Lately, as nothing else (especially not novels) seems to be able to hold my attention for long, I've found myself reading Baby Names Made Easy as I would any nonfiction novel: in snippets while eating breakfast, brushing my teeth, or while idly watching Cody play a video game. And, oddly, it's a very soothing thing to read. It captures the attention of my creative mind without demanding my full attention. I can bounce around from page to page without "loosing my place" and I can set it down without marking my page. It's been just what I've needed to satisfy the part of me that needs to have a book to read.


Tracy said...

Hmm, I could spend hours wandering baby name websites, I never thought to actually buy a book. So much fun! I think naming characters is SO important so it takes me forever to find a perfect name. Then there's always the, "I've made up the perfect name...oh crap, but it's a real name and it means Crap Warden in Armenian."

Rebecca Chastain said...

LOL! Fortunately for us, most readers don't surf through name books and sites looking for the meanings of names. So if you like the name that means Crap Warden, keep it. Maybe make it a running joke.

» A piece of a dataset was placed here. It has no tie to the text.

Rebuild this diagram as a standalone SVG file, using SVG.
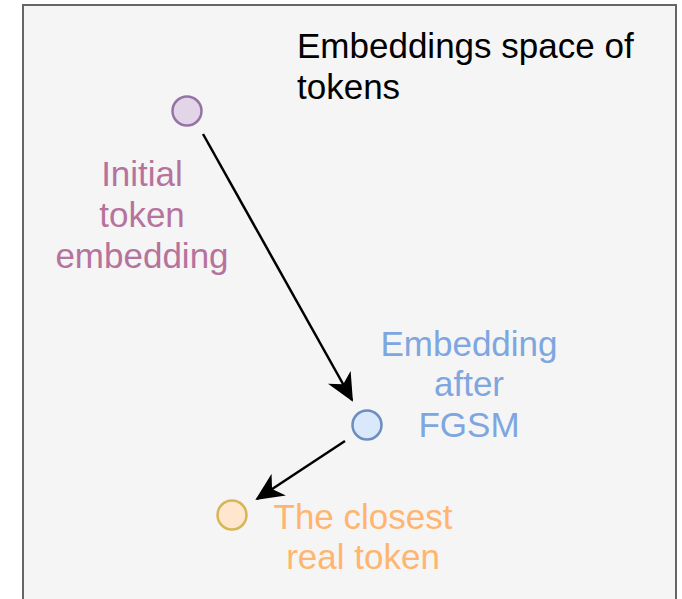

I own two name books: the one mentioned in the blog and A Concise Dictionary of First Names by Patrick Hanks and Flavia Hodges. They both offer a different way to look up names and not all names overlap between the books.

I'm seriously considering buying another: The Baby Name Wizard by Laura Wattenberg. She runs the Nymbler site, and I believe the book includes lists of names that go together. So if you've named a character Derek and you want to name his siblings names that are similar (from the same time period, with the same ethnic background, etc.), there's a convenient list right there.